Google Chrome is turning 15 and to celebrate the occasion, Google is overhauling Chrome on desktop and adding in brand new features.
The official blog post details how, in the coming weeks, Google will update Chrome’s UI based on Material You design language. According to the post, the redesign will refresh Chrome’s icons to make them more legible as well as create new color palettes that better complement your tabs and toolbar. These changes make it much easier to distinguish between profiles, like your work and personal accounts. Chrome will also be better integrated with your operating system so it can adapt to OS-level changes like dark mode.
Other quality-of-life changes include a more comprehensive menu for faster access to extensions, Google Translate, Password Manager, and more. This redesign had been first announced and pushed down through Google Canary earlier in 2023 and now regular users will finally get to reap the benefits.
The Chrome Web Store is also getting redesigned, with a fresh interface to make finding extensions easier. This includes extension categories – like AI-powered extensions and Editors' spotlight – as well as personalized results. Safety Check is also getting expanded to better identify extensions that have been recently unpublished, are in violation of policies, or are potentially malicious. And thanks to third-party tools, businesses can also risk-access extensions before applying them broadly.
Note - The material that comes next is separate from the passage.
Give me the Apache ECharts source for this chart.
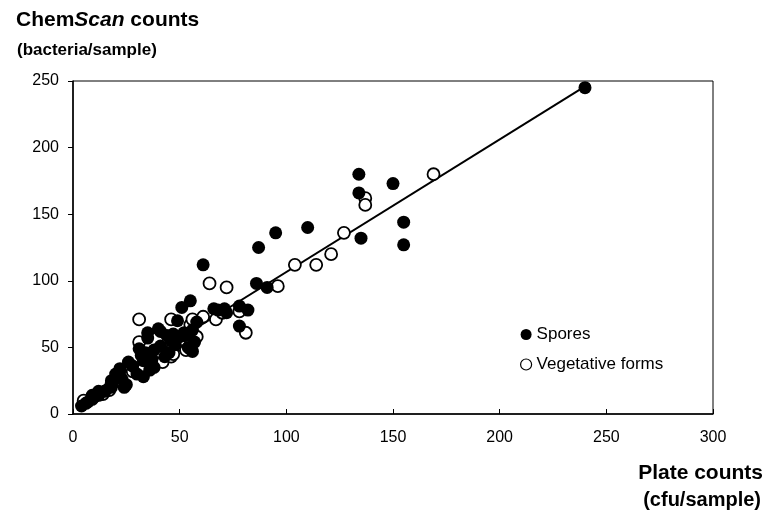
<!DOCTYPE html>
<html>
<head>
<meta charset="utf-8">
<script src="https://cdn.jsdelivr.net/npm/echarts@6/dist/echarts.min.js"></script>
<style>
  html, body { margin: 0; padding: 0; background: #fff; }
  #chart { width: 769px; height: 514px; }
</style>
</head>
<body>
<div id="chart"></div>
<script>
// 数据
var sporesData = [
  [4, 6], [6, 8], [7, 9], [9, 11], [9, 14], [12, 14], [12, 17], [15, 17], [18, 20], [18, 25],
  [20, 30], [22, 34], [23, 26], [24, 20], [25, 22], [26, 39], [28, 36], [30, 30], [31, 49], [32, 44],
  [33, 40], [33, 28], [34, 46], [35, 57], [35, 61], [36, 33], [37, 41], [38, 35], [38, 48], [40, 64],
  [41, 51], [41, 62], [43, 43], [44, 59], [45, 46], [46, 55], [47, 60], [48, 52], [49, 70], [50, 58],
  [51, 80], [52, 61], [53, 59], [54, 50], [55, 85], [56, 63], [56, 47], [57, 54], [58, 69], [61, 112],
  [66, 79], [68, 78], [71, 79], [72, 76], [78, 81], [78, 66], [82, 78], [86, 98], [87, 125], [91, 95],
  [95, 136], [110, 140], [134, 180], [134, 166], [135, 132], [150, 173], [155, 144], [155, 127], [240, 245]
]
var vegetativeData = [
  [5, 10], [10, 13], [14, 15], [17, 18], [18, 22], [22, 28], [28, 32], [31, 71], [31, 54], [33, 36],
  [36, 45], [38, 39], [42, 39], [46, 43], [46, 71], [47, 45], [50, 52], [53, 48], [55, 49], [55, 67],
  [56, 71], [58, 58], [61, 73], [64, 98], [67, 71], [70, 76], [72, 95], [78, 77], [81, 61], [96, 96],
  [104, 112], [114, 112], [121, 120], [127, 136], [137, 162], [137, 157], [169, 180]
]
var fitLine = [[5, 12], [240, 246]]
var legendNames = ['Spores', 'Vegetative forms']

var chart = echarts.init(document.getElementById('chart'))

var option = {
  backgroundColor: '#fff',
  animation: false,
  textStyle: { fontFamily: 'Liberation Sans' },
  title: [
    {
      text: 'Chem{i|Scan} counts',
      left: 11,
      top: 5,
      textStyle: {
        fontSize: 21,
        fontWeight: 'bold',
        color: '#000',
        rich: { i: { fontSize: 21, fontWeight: 'bold', fontStyle: 'italic', color: '#000' } }
      }
    },
    {
      text: '(bacteria/sample)',
      left: 12,
      top: 37,
      textStyle: { fontSize: 17, fontWeight: 'bold', color: '#000' }
    },
    {
      text: 'Plate counts',
      right: 1,
      top: 458,
      textStyle: { fontSize: 21, fontWeight: 'bold', color: '#000' }
    },
    {
      text: '(cfu/sample)',
      right: 3,
      top: 485,
      textStyle: { fontSize: 20, fontWeight: 'bold', color: '#000' }
    }
  ],
  legend: {
    data: [
      { name: 'Spores', icon: 'circle' },
      { name: 'Vegetative forms', icon: 'circle', itemStyle: { color: '#fff', borderColor: '#000', borderWidth: 1.2 } }
    ],
    orient: 'vertical',
    left: 515,
    top: 321,
    itemWidth: 11,
    itemHeight: 11,
    itemGap: 13,
    textStyle: { fontSize: 17, color: '#000', fontFamily: 'Liberation Sans' }
  },
  grid: {
    left: 73,
    right: 56,
    top: 81,
    bottom: 100,
    show: true,
    borderColor: '#000',
    borderWidth: 1
  },
  xAxis: {
    type: 'value',
    min: 0,
    max: 300,
    interval: 50,
    splitLine: { show: false },
    axisLine: { lineStyle: { color: '#000', width: 1.5 } },
    axisTick: { inside: true, length: 5, lineStyle: { color: '#000' } },
    axisLabel: { color: '#000', fontSize: 16, margin: 16 }
  },
  yAxis: {
    type: 'value',
    min: 0,
    max: 250,
    interval: 50,
    splitLine: { show: false },
    axisLine: { show: true, lineStyle: { color: '#000', width: 1.5 } },
    axisTick: { show: true, length: 5, lineStyle: { color: '#000' } },
    axisLabel: { color: '#000', fontSize: 16, margin: 14 }
  },
  series: [
    {
      name: 'fit',
      type: 'line',
      data: fitLine,
      symbol: 'none',
      lineStyle: { color: '#000', width: 2 },
      z: 1
    },
    {
      name: legendNames[1],
      type: 'scatter',
      data: vegetativeData,
      symbolSize: 12,
      itemStyle: { color: '#fff', borderColor: '#000', borderWidth: 1.8, opacity: 1 },
      z: 2
    },
    {
      name: legendNames[0],
      type: 'scatter',
      data: sporesData,
      symbolSize: 13,
      itemStyle: { color: '#000', opacity: 1 },
      z: 3
    }
  ]
}

chart.setOption(option)
</script>
</body>
</html>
Over the past few months, Chrome has been getting updates to make search much easier and safer, as well as several new features on its mobile version that enhance search capabilities and convenience. And now Google Safe Browsing, which automatically blocks potentially dangerous websites, will be upgraded as well. To combat the speed and sheer numbers of new phishing websites, Safe Browsing will begin checking sites against Google’s known bad site lists in real-time.
Google Chrome isn’t perfect
Seeing all these quality-of-life changes and security improvements is certainly good news. However, not everything is all well, as the browser still has plenty of issues that need addressing.
The biggest and most pervasive issue is privacy. While you may have adblockers keeping you safe from third-party trackers, Google itself is collecting data through its own browser and compiling it, creating detailed profiles on you to sell to advertisers and other websites. And while you can turn off certain settings, it doesn't entirely qualify as protecting your privacy.
There’s also the fact that extensions can be made and uploaded on the Google Web Store in order to steal password data in plaintext source code from other websites. This was proven thanks to a proof-of-concept ChatGPT Chrome extension created by researchers from the University of Wisconsin-Madison. What makes this especially dangerous is that many popular websites like Gmail, Facebook, and Amazon use plaintext to store passwords. And because the extension doesn't contain malicious code or retrieve code from external sources, it is compliant with Manifest V3, which is a protocol that’s supposed to protect against such abuse in the first place.
Manifest V3 is its own can of worms, as the biggest controversy to stem from it is that it will break ad blockers thanks to it being able to deprecate certain capabilities of the WebRequestAPI that ad-blocking extensions require to function. Since then, its launch has been delayed several times, but eventually, it will be released and will cause major issues for users relying on adblockers to protect private information.
Our suggestion? Consider switching from Google Chrome to the king of browsers instead.